◆ **Exercise requirements**: Transcribe the full listing exactly, and drop every picture.

___ Given data ___

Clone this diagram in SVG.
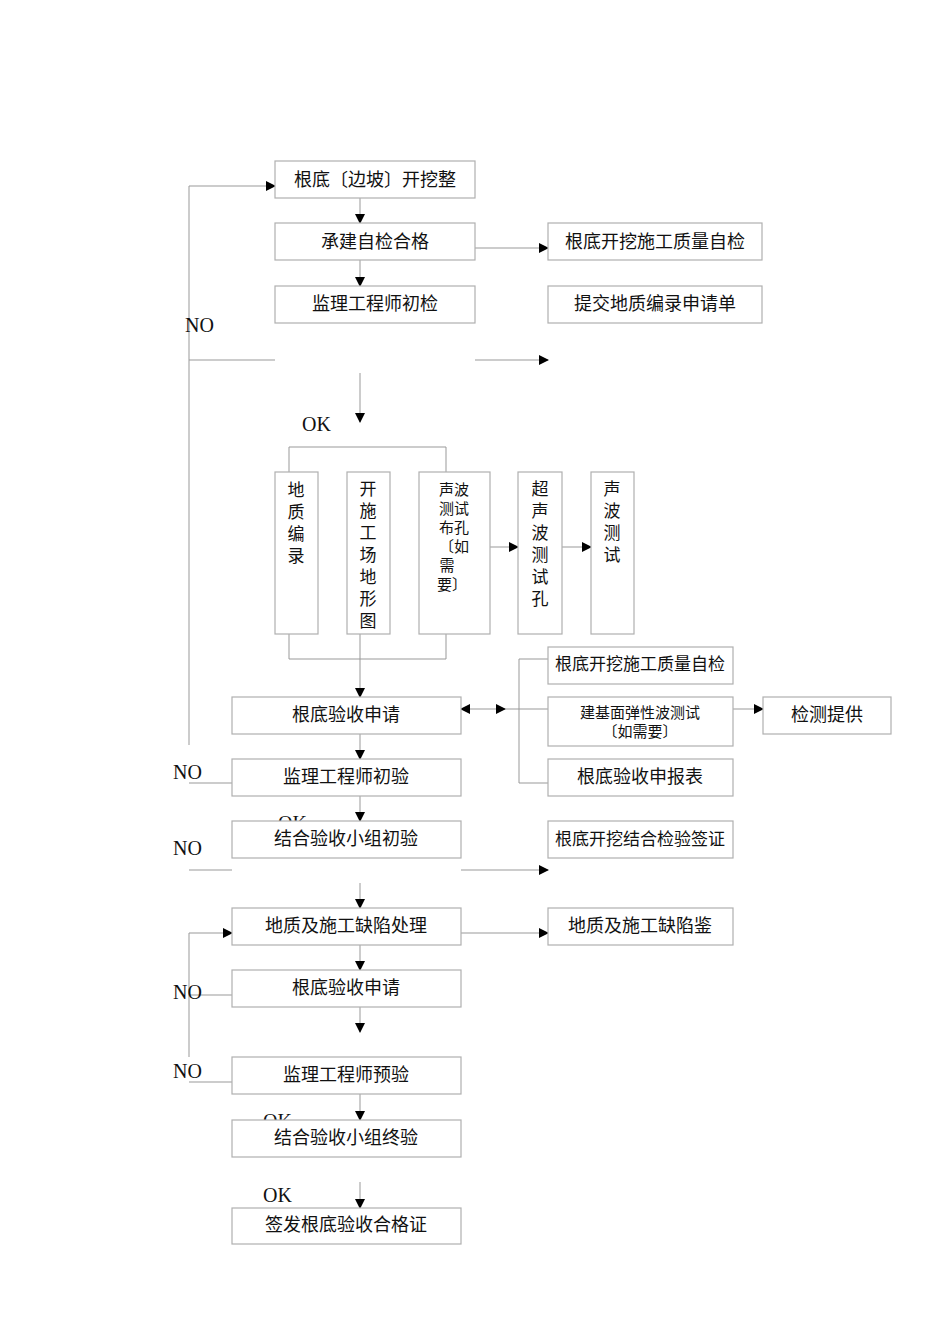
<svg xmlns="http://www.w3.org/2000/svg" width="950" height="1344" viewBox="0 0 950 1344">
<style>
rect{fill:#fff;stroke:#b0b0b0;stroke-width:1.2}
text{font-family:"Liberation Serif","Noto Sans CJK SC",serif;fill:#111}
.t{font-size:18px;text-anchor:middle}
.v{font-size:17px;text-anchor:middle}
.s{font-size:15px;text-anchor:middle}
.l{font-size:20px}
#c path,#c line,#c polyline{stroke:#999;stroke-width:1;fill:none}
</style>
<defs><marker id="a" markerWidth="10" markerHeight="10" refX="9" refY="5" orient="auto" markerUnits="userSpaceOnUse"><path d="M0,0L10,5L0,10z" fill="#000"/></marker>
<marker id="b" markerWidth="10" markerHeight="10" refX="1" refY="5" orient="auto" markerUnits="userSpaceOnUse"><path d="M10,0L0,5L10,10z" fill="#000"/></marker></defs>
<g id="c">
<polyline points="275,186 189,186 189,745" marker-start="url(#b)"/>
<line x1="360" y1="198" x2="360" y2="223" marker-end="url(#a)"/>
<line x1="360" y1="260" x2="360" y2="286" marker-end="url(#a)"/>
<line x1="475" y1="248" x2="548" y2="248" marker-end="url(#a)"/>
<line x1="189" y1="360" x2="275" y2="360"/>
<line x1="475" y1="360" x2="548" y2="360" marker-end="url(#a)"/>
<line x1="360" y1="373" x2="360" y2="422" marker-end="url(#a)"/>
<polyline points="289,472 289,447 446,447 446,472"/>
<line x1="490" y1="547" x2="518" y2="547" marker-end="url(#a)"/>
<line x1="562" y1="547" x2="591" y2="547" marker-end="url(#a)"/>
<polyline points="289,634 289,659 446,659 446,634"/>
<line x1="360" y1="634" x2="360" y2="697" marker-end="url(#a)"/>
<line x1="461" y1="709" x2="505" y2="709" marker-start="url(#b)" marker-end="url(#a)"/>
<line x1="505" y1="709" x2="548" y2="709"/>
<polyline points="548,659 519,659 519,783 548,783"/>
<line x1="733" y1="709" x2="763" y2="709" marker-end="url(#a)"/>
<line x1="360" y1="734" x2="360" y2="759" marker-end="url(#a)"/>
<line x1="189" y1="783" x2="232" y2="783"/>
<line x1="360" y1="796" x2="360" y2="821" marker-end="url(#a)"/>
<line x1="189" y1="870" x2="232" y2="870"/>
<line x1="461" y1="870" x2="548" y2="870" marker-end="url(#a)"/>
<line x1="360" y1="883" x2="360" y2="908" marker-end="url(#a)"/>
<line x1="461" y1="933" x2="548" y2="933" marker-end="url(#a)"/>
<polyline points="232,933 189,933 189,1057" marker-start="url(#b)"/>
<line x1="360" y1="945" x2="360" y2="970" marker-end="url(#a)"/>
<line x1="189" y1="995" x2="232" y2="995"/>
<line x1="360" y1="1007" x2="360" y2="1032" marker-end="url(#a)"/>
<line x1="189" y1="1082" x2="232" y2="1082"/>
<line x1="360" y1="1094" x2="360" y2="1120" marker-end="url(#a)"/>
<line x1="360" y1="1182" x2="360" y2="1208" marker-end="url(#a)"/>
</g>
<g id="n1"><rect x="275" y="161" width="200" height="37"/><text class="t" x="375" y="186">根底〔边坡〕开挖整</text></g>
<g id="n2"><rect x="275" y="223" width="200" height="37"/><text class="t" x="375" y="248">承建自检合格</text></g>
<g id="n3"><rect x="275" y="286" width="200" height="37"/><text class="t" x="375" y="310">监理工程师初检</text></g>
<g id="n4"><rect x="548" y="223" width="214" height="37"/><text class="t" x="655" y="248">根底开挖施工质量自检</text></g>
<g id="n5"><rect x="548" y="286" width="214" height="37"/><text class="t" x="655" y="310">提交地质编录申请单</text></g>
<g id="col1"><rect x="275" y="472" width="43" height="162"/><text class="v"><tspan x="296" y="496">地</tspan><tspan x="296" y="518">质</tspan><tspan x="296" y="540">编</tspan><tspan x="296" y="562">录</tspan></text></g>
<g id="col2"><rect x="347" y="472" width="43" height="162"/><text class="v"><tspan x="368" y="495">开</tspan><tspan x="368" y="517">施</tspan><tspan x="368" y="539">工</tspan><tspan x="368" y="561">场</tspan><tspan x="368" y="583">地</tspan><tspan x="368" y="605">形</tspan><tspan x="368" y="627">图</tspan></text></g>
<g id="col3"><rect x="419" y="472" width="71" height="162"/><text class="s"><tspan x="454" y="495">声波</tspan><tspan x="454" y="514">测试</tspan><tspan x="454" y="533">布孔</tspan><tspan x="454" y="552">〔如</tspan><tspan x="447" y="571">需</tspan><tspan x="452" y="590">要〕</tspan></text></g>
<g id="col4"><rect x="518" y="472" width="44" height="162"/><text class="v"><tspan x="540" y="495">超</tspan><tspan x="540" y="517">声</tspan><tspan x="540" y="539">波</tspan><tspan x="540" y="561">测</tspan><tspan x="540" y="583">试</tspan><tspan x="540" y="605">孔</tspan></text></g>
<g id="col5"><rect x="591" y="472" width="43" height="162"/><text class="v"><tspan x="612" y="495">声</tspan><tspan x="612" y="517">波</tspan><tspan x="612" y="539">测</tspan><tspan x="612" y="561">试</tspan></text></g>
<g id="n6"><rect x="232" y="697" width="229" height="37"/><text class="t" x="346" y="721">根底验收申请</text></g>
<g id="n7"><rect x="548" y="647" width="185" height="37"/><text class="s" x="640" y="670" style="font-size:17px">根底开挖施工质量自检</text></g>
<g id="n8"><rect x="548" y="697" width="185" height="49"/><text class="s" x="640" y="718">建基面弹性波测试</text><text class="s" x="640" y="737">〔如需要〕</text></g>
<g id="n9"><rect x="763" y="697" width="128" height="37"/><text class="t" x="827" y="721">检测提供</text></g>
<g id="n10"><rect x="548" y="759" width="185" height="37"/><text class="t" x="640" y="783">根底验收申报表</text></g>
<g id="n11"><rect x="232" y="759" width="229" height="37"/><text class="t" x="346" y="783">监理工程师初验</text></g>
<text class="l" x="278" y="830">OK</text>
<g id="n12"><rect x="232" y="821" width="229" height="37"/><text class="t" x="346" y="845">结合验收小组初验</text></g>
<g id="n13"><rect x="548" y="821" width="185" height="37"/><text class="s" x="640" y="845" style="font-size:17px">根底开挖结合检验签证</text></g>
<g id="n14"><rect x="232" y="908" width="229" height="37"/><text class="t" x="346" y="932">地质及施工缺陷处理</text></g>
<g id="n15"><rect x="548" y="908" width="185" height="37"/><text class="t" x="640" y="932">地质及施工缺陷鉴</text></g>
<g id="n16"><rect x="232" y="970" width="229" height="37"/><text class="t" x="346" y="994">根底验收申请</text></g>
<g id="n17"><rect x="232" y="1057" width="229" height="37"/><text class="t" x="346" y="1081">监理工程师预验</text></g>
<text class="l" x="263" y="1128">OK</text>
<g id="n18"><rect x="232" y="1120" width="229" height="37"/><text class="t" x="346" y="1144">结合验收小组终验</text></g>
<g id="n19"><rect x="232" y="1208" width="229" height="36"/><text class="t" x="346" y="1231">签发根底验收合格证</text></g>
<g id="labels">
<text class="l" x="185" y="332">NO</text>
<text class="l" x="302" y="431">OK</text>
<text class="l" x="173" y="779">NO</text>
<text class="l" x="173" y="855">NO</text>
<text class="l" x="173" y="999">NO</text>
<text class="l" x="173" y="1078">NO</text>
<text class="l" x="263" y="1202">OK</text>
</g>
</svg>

___

◆ **Response to the exercise**:
Clone this diagram in SVG.
<svg xmlns="http://www.w3.org/2000/svg" width="950" height="1344" viewBox="0 0 950 1344">
<style>
rect{fill:#fff;stroke:#b0b0b0;stroke-width:1.2}
text{font-family:"Liberation Serif","Noto Sans CJK SC",serif;fill:#111}
.t{font-size:18px;text-anchor:middle}
.v{font-size:17px;text-anchor:middle}
.s{font-size:15px;text-anchor:middle}
.l{font-size:20px}
#c path,#c line,#c polyline{stroke:#999;stroke-width:1;fill:none}
</style>
<defs><marker id="a" markerWidth="10" markerHeight="10" refX="9" refY="5" orient="auto" markerUnits="userSpaceOnUse"><path d="M0,0L10,5L0,10z" fill="#000"/></marker>
<marker id="b" markerWidth="10" markerHeight="10" refX="1" refY="5" orient="auto" markerUnits="userSpaceOnUse"><path d="M10,0L0,5L10,10z" fill="#000"/></marker></defs>
<g id="c">
<polyline points="275,186 189,186 189,745" marker-start="url(#b)"/>
<line x1="360" y1="198" x2="360" y2="223" marker-end="url(#a)"/>
<line x1="360" y1="260" x2="360" y2="286" marker-end="url(#a)"/>
<line x1="475" y1="248" x2="548" y2="248" marker-end="url(#a)"/>
<line x1="189" y1="360" x2="275" y2="360"/>
<line x1="475" y1="360" x2="548" y2="360" marker-end="url(#a)"/>
<line x1="360" y1="373" x2="360" y2="422" marker-end="url(#a)"/>
<polyline points="289,472 289,447 446,447 446,472"/>
<line x1="490" y1="547" x2="518" y2="547" marker-end="url(#a)"/>
<line x1="562" y1="547" x2="591" y2="547" marker-end="url(#a)"/>
<polyline points="289,634 289,659 446,659 446,634"/>
<line x1="360" y1="634" x2="360" y2="697" marker-end="url(#a)"/>
<line x1="461" y1="709" x2="505" y2="709" marker-start="url(#b)" marker-end="url(#a)"/>
<line x1="505" y1="709" x2="548" y2="709"/>
<polyline points="548,659 519,659 519,783 548,783"/>
<line x1="733" y1="709" x2="763" y2="709" marker-end="url(#a)"/>
<line x1="360" y1="734" x2="360" y2="759" marker-end="url(#a)"/>
<line x1="189" y1="783" x2="232" y2="783"/>
<line x1="360" y1="796" x2="360" y2="821" marker-end="url(#a)"/>
<line x1="189" y1="870" x2="232" y2="870"/>
<line x1="461" y1="870" x2="548" y2="870" marker-end="url(#a)"/>
<line x1="360" y1="883" x2="360" y2="908" marker-end="url(#a)"/>
<line x1="461" y1="933" x2="548" y2="933" marker-end="url(#a)"/>
<polyline points="232,933 189,933 189,1057" marker-start="url(#b)"/>
<line x1="360" y1="945" x2="360" y2="970" marker-end="url(#a)"/>
<line x1="189" y1="995" x2="232" y2="995"/>
<line x1="360" y1="1007" x2="360" y2="1032" marker-end="url(#a)"/>
<line x1="189" y1="1082" x2="232" y2="1082"/>
<line x1="360" y1="1094" x2="360" y2="1120" marker-end="url(#a)"/>
<line x1="360" y1="1182" x2="360" y2="1208" marker-end="url(#a)"/>
</g>
<g id="n1"><rect x="275" y="161" width="200" height="37"/><text class="t" x="375" y="186">根底〔边坡〕开挖整</text></g>
<g id="n2"><rect x="275" y="223" width="200" height="37"/><text class="t" x="375" y="248">承建自检合格</text></g>
<g id="n3"><rect x="275" y="286" width="200" height="37"/><text class="t" x="375" y="310">监理工程师初检</text></g>
<g id="n4"><rect x="548" y="223" width="214" height="37"/><text class="t" x="655" y="248">根底开挖施工质量自检</text></g>
<g id="n5"><rect x="548" y="286" width="214" height="37"/><text class="t" x="655" y="310">提交地质编录申请单</text></g>
<g id="col1"><rect x="275" y="472" width="43" height="162"/><text class="v"><tspan x="296" y="496">地</tspan><tspan x="296" y="518">质</tspan><tspan x="296" y="540">编</tspan><tspan x="296" y="562">录</tspan></text></g>
<g id="col2"><rect x="347" y="472" width="43" height="162"/><text class="v"><tspan x="368" y="495">开</tspan><tspan x="368" y="517">施</tspan><tspan x="368" y="539">工</tspan><tspan x="368" y="561">场</tspan><tspan x="368" y="583">地</tspan><tspan x="368" y="605">形</tspan><tspan x="368" y="627">图</tspan></text></g>
<g id="col3"><rect x="419" y="472" width="71" height="162"/><text class="s"><tspan x="454" y="495">声波</tspan><tspan x="454" y="514">测试</tspan><tspan x="454" y="533">布孔</tspan><tspan x="454" y="552">〔如</tspan><tspan x="447" y="571">需</tspan><tspan x="452" y="590">要〕</tspan></text></g>
<g id="col4"><rect x="518" y="472" width="44" height="162"/><text class="v"><tspan x="540" y="495">超</tspan><tspan x="540" y="517">声</tspan><tspan x="540" y="539">波</tspan><tspan x="540" y="561">测</tspan><tspan x="540" y="583">试</tspan><tspan x="540" y="605">孔</tspan></text></g>
<g id="col5"><rect x="591" y="472" width="43" height="162"/><text class="v"><tspan x="612" y="495">声</tspan><tspan x="612" y="517">波</tspan><tspan x="612" y="539">测</tspan><tspan x="612" y="561">试</tspan></text></g>
<g id="n6"><rect x="232" y="697" width="229" height="37"/><text class="t" x="346" y="721">根底验收申请</text></g>
<g id="n7"><rect x="548" y="647" width="185" height="37"/><text class="s" x="640" y="670" style="font-size:17px">根底开挖施工质量自检</text></g>
<g id="n8"><rect x="548" y="697" width="185" height="49"/><text class="s" x="640" y="718">建基面弹性波测试</text><text class="s" x="640" y="737">〔如需要〕</text></g>
<g id="n9"><rect x="763" y="697" width="128" height="37"/><text class="t" x="827" y="721">检测提供</text></g>
<g id="n10"><rect x="548" y="759" width="185" height="37"/><text class="t" x="640" y="783">根底验收申报表</text></g>
<g id="n11"><rect x="232" y="759" width="229" height="37"/><text class="t" x="346" y="783">监理工程师初验</text></g>
<text class="l" x="278" y="830">OK</text>
<g id="n12"><rect x="232" y="821" width="229" height="37"/><text class="t" x="346" y="845">结合验收小组初验</text></g>
<g id="n13"><rect x="548" y="821" width="185" height="37"/><text class="s" x="640" y="845" style="font-size:17px">根底开挖结合检验签证</text></g>
<g id="n14"><rect x="232" y="908" width="229" height="37"/><text class="t" x="346" y="932">地质及施工缺陷处理</text></g>
<g id="n15"><rect x="548" y="908" width="185" height="37"/><text class="t" x="640" y="932">地质及施工缺陷鉴</text></g>
<g id="n16"><rect x="232" y="970" width="229" height="37"/><text class="t" x="346" y="994">根底验收申请</text></g>
<g id="n17"><rect x="232" y="1057" width="229" height="37"/><text class="t" x="346" y="1081">监理工程师预验</text></g>
<text class="l" x="263" y="1128">OK</text>
<g id="n18"><rect x="232" y="1120" width="229" height="37"/><text class="t" x="346" y="1144">结合验收小组终验</text></g>
<g id="n19"><rect x="232" y="1208" width="229" height="36"/><text class="t" x="346" y="1231">签发根底验收合格证</text></g>
<g id="labels">
<text class="l" x="185" y="332">NO</text>
<text class="l" x="302" y="431">OK</text>
<text class="l" x="173" y="779">NO</text>
<text class="l" x="173" y="855">NO</text>
<text class="l" x="173" y="999">NO</text>
<text class="l" x="173" y="1078">NO</text>
<text class="l" x="263" y="1202">OK</text>
</g>
</svg>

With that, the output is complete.